Given the similarities shared by both projects, they have been jointly developed from the outset. The joint development of these two significant projects was most efficient due to the synergies created. Negotiations for the two projects took place at the same time, including negotiations with the French state around the concession agreement, negotiations with EDF Obligation d’Achat of the power purchase agreements, discussions around other key project documents and negotiations with critical suppliers.

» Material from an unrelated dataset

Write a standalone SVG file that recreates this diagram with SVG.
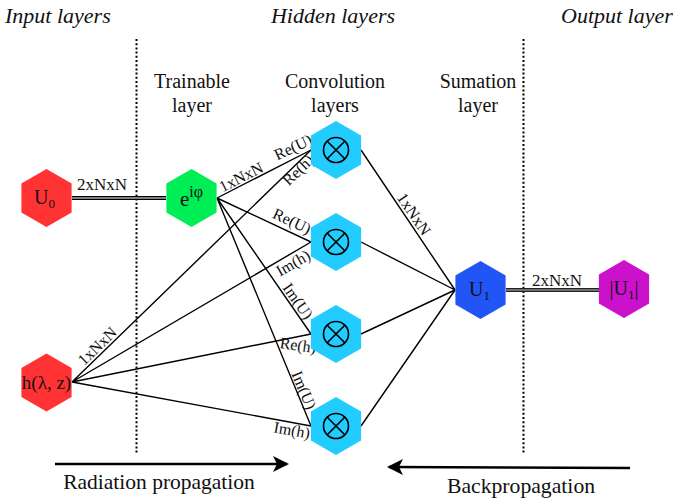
<svg xmlns="http://www.w3.org/2000/svg" width="674" height="502" viewBox="0 0 674 502">
<style>
text{font-family:"Liberation Serif","Times New Roman",serif;fill:#111}
.title{font-size:22px;font-style:italic}
.layer{font-size:20px;text-anchor:middle}
.lbl{font-size:16px;text-anchor:middle}
.node{font-size:19px;text-anchor:middle}
.edge{stroke:#000;stroke-width:1.4;fill:none}
.dot{stroke:#000;stroke-width:2;stroke-dasharray:2 2.2;fill:none}
.cross{stroke:#000;stroke-width:1.6;fill:none}
</style>
<defs>
<polygon id="hex" points="0,-29 25.1,-14.5 25.1,14.5 0,29 -25.1,14.5 -25.1,-14.5"/>
<g id="conv">
<use href="#hex" fill="#22CCFF"/>
<circle r="12.5" class="cross"/>
<path d="M-8.8,-8.8L8.8,8.8M8.8,-8.8L-8.8,8.8" class="cross"/>
</g>
<marker id="ah" viewBox="0 0 16 16" refX="14" refY="8" markerWidth="16" markerHeight="16" markerUnits="userSpaceOnUse" orient="auto">
<path d="M0,0L16,8L0,16L4,8Z" fill="#000"/>
</marker>
</defs>

<text class="title" x="5" y="23">Input layers</text>
<text class="title" x="333" y="23" text-anchor="middle">Hidden layers</text>
<text class="title" x="561" y="23">Output layer</text>

<line class="dot" x1="136.5" y1="39" x2="136.5" y2="454"/>
<line class="dot" x1="523.5" y1="39" x2="523.5" y2="454"/>

<text class="layer" x="192" y="88">Trainable</text>
<text class="layer" x="192" y="112">layer</text>
<text class="layer" x="335" y="88">Convolution</text>
<text class="layer" x="335" y="112">layers</text>
<text class="layer" x="478" y="88">Sumation</text>
<text class="layer" x="478" y="112">layer</text>

<g id="connectors">
<line x1="72" y1="198" x2="166" y2="198" stroke="#000" stroke-width="4"/>
<line x1="72" y1="198" x2="166" y2="198" stroke="#fff" stroke-width="1.2"/>
<line x1="506" y1="290" x2="599" y2="290" stroke="#222" stroke-width="4"/>
<line x1="506" y1="290" x2="599" y2="290" stroke="#bbb" stroke-width="1.2"/>
<path class="edge" d="M217,198L311,150M217,198L311,242M217,198L311,334M217,198L311,426"/>
<path class="edge" d="M72,382L311,150M72,382L311,242M72,382L311,334M72,382L311,426"/>
<path class="edge" d="M361,150L455,290M361,242L455,290M361,334L455,290M361,426L455,290"/>
<line x1="55" y1="464" x2="287" y2="464" stroke="#000" stroke-width="2.6" marker-end="url(#ah)"/>
<line x1="630" y1="468" x2="389" y2="467" stroke="#000" stroke-width="2.6" marker-end="url(#ah)"/>
<text class="lbl" x="102" y="190" style="font-size:17px">2xNxN</text>
<text class="lbl" x="557" y="286" style="font-size:17px">2xNxN</text>
<text class="lbl" transform="translate(241,177) rotate(-27)" y="5.5">1xNxN</text>
<text class="lbl" transform="translate(293,147) rotate(-25)" y="5.5">Re(U)</text>
<text class="lbl" transform="translate(298,170) rotate(-44)" y="5.5">Re(h)</text>
<text class="lbl" transform="translate(292,221) rotate(25)" y="5.5">Re(U)</text>
<text class="lbl" transform="translate(293,263) rotate(-30)" y="5.5">Im(h)</text>
<text class="lbl" transform="translate(298,301) rotate(55)" y="5.5">Im(U)</text>
<text class="lbl" transform="translate(298,345) rotate(8)" y="5.5">Re(h)</text>
<text class="lbl" transform="translate(304,390) rotate(67)" y="5.5">Im(U)</text>
<text class="lbl" transform="translate(292,430) rotate(10)" y="5.5">Im(h)</text>
<text class="lbl" transform="translate(97,346) rotate(-44)" y="5.5">1xNxN</text>
<text class="lbl" transform="translate(414,214) rotate(56)" y="5.5">1xNxN</text>
</g>

<g id="n-u0" transform="translate(46.5,198)">
<use href="#hex" fill="#FF3333"/>
<text class="node" x="-2" y="6" style="font-size:20px">U<tspan style="font-size:13px" dy="4">0</tspan></text>
</g>
<g id="n-phase" transform="translate(191.5,198)">
<use href="#hex" fill="#00EE55"/>
<text class="node" x="0" y="8" style="font-size:21px">e<tspan style="font-size:16px" dy="-9">iφ</tspan></text>
</g>
<g id="n-h" transform="translate(46.5,382.5)">
<use href="#hex" fill="#FF3333"/>
<text class="node" x="0" y="6">h(λ, z)</text>
</g>
<g id="n-c1" transform="translate(336,150)"><use href="#conv"/></g>
<g id="n-c2" transform="translate(336,242)"><use href="#conv"/></g>
<g id="n-c3" transform="translate(336,334)"><use href="#conv"/></g>
<g id="n-c4" transform="translate(336,426)"><use href="#conv"/></g>
<g id="n-u1" transform="translate(480.5,290)">
<use href="#hex" fill="#2255F5"/>
<text class="node" x="-1" y="6" style="font-size:20px">U<tspan style="font-size:13px" dy="4">1</tspan></text>
</g>
<g id="n-abs" transform="translate(624,289)">
<use href="#hex" fill="#CC11CC"/>
<text class="node" x="0" y="6" style="font-size:20px">|U<tspan style="font-size:13px" dy="4">1</tspan><tspan dy="-4">|</tspan></text>
</g>

<text x="159" y="489" text-anchor="middle" font-size="21.5">Radiation propagation</text>
<text x="521" y="493" text-anchor="middle" font-size="21.7">Backpropagation</text>
</svg>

Not only did this combined approach enhance the efficiency of the development process itself, it also allowed a streamlined financing execution. The non-recourse financings of the two projects shared a common lender group, a common group of due diligence providers, and substantially the same finance documents. As a result, a substantial amount of debt was raised in support of the two projects’ combined investment requirements in excess of €5bn over the span of a few months from the final bank launch. Financial close for the Treport and Noirmoutier projects occurred within weeks from each other.
A diverse bank group
The commercial bank group for both financings consists of 16 banks, including six French banks, four Japanese banks, two British banks, two Spanish banks, one German bank and one Dutch bank. In addition, considering the Japanese angle through Sumitomo’s significant shareholding in the projects, JBIC acted as an anchor lender to both projects and provided a significant portion of the debt. JBIC’s involvement in these two projects is an illustration of its continued “support to assist Japanese companies in the overseas expansion of their infrastructure businesses toward decarbonisation by drawing on its various financial facilities and schemes for structuring projects and by performing its risk-assuming function”.
The projects benefited from strong French support, illustrated by the presence of six French banks, including BPI, the French public investment bank. In addition to the national support, the Treport and Noirmoutier projects enjoyed local support with the involvement of local banks.